-- begin Material provided --

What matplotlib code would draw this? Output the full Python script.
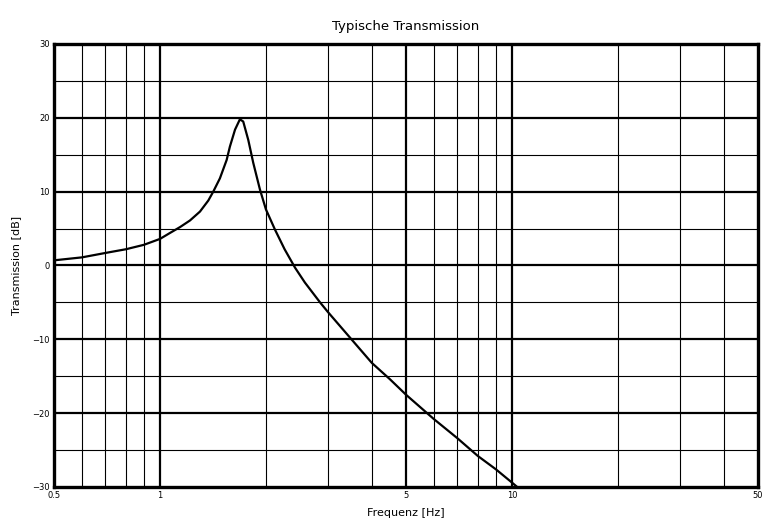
import numpy as np
import matplotlib.pyplot as plt

# curve (frequency in Hz, transmission in dB)
freq = [0.5, 0.6, 0.7, 0.8, 0.9, 1.0, 1.067, 1.14, 1.217, 1.299, 1.372, 1.417, 1.48,
        1.547, 1.58, 1.634, 1.687, 1.724, 1.782, 1.841, 1.923, 2.0, 2.12, 2.26,
        2.42, 2.58, 2.85, 3.0, 3.5, 4.0, 4.5, 5.0, 6.0, 7.0, 8.0, 9.0, 10.0, 10.35]
trans = [0.7, 1.1, 1.7, 2.2, 2.8, 3.6, 4.4, 5.2, 6.1, 7.3, 8.8, 10.0, 11.8,
         14.3, 16.1, 18.4, 19.8, 19.5, 17.0, 13.9, 10.3, 7.6, 4.9, 2.2,
         -0.3, -2.3, -5.0, -6.3, -10.0, -13.2, -15.4, -17.5, -20.8, -23.4, -25.8, -27.6, -29.4, -30.0]

xticks = [0.5, 1, 5, 10, 50]
xtick_labels = ['0.5', '1', '5', '10', '50']
yticks = [-30, -20, -10, 0, 10, 20, 30]
x_minor = [0.6, 0.7, 0.8, 0.9, 2, 3, 4, 6, 7, 8, 9, 20, 30, 40]
x_major = [1, 5, 10]
y_minor = [-25, -15, -5, 5, 15, 25]
y_major = [-20, -10, 0, 10, 20]

fig = plt.figure(figsize=(7.74, 5.26), dpi=100)
ax = fig.add_axes([54 / 774, 1 - 487 / 526, 704 / 774, 443 / 526])

for v in x_minor:
    ax.axvline(v, color='black', lw=0.8, zorder=1)
for v in x_major:
    ax.axvline(v, color='black', lw=1.6, zorder=1)
for v in y_minor:
    ax.axhline(v, color='black', lw=0.8, zorder=1)
for v in y_major:
    ax.axhline(v, color='black', lw=1.6, zorder=1)

ax.plot(freq, trans, color='black', lw=1.6, zorder=3, solid_joinstyle='round')

ax.set_xscale('log')
ax.set_xlim(0.5, 50)
ax.set_ylim(-30, 30)
ax.set_xticks(xticks)
ax.set_xticklabels(xtick_labels)
ax.xaxis.set_minor_locator(plt.NullLocator())
ax.set_yticks(yticks)
ax.tick_params(length=0, labelsize=6, pad=3)
for s in ax.spines.values():
    s.set_linewidth(2.4)

ax.set_title('Typische Transmission', fontsize=9.5, pad=10)
ax.set_xlabel('Frequenz [Hz]', fontsize=8, labelpad=6)
ax.set_ylabel('Transmission [dB]', fontsize=8, labelpad=8)

fig.savefig('out.png', dpi=100)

-- end Material provided --

* [Problem to solve]: Copy the listing in full and without alteration, omitting every picture.

* [Solution to this problem]:
What matplotlib code would draw this? Output the full Python script.
import numpy as np
import matplotlib.pyplot as plt

# curve (frequency in Hz, transmission in dB)
freq = [0.5, 0.6, 0.7, 0.8, 0.9, 1.0, 1.067, 1.14, 1.217, 1.299, 1.372, 1.417, 1.48,
        1.547, 1.58, 1.634, 1.687, 1.724, 1.782, 1.841, 1.923, 2.0, 2.12, 2.26,
        2.42, 2.58, 2.85, 3.0, 3.5, 4.0, 4.5, 5.0, 6.0, 7.0, 8.0, 9.0, 10.0, 10.35]
trans = [0.7, 1.1, 1.7, 2.2, 2.8, 3.6, 4.4, 5.2, 6.1, 7.3, 8.8, 10.0, 11.8,
         14.3, 16.1, 18.4, 19.8, 19.5, 17.0, 13.9, 10.3, 7.6, 4.9, 2.2,
         -0.3, -2.3, -5.0, -6.3, -10.0, -13.2, -15.4, -17.5, -20.8, -23.4, -25.8, -27.6, -29.4, -30.0]

xticks = [0.5, 1, 5, 10, 50]
xtick_labels = ['0.5', '1', '5', '10', '50']
yticks = [-30, -20, -10, 0, 10, 20, 30]
x_minor = [0.6, 0.7, 0.8, 0.9, 2, 3, 4, 6, 7, 8, 9, 20, 30, 40]
x_major = [1, 5, 10]
y_minor = [-25, -15, -5, 5, 15, 25]
y_major = [-20, -10, 0, 10, 20]

fig = plt.figure(figsize=(7.74, 5.26), dpi=100)
ax = fig.add_axes([54 / 774, 1 - 487 / 526, 704 / 774, 443 / 526])

for v in x_minor:
    ax.axvline(v, color='black', lw=0.8, zorder=1)
for v in x_major:
    ax.axvline(v, color='black', lw=1.6, zorder=1)
for v in y_minor:
    ax.axhline(v, color='black', lw=0.8, zorder=1)
for v in y_major:
    ax.axhline(v, color='black', lw=1.6, zorder=1)

ax.plot(freq, trans, color='black', lw=1.6, zorder=3, solid_joinstyle='round')

ax.set_xscale('log')
ax.set_xlim(0.5, 50)
ax.set_ylim(-30, 30)
ax.set_xticks(xticks)
ax.set_xticklabels(xtick_labels)
ax.xaxis.set_minor_locator(plt.NullLocator())
ax.set_yticks(yticks)
ax.tick_params(length=0, labelsize=6, pad=3)
for s in ax.spines.values():
    s.set_linewidth(2.4)

ax.set_title('Typische Transmission', fontsize=9.5, pad=10)
ax.set_xlabel('Frequenz [Hz]', fontsize=8, labelpad=6)
ax.set_ylabel('Transmission [dB]', fontsize=8, labelpad=8)

fig.savefig('out.png', dpi=100)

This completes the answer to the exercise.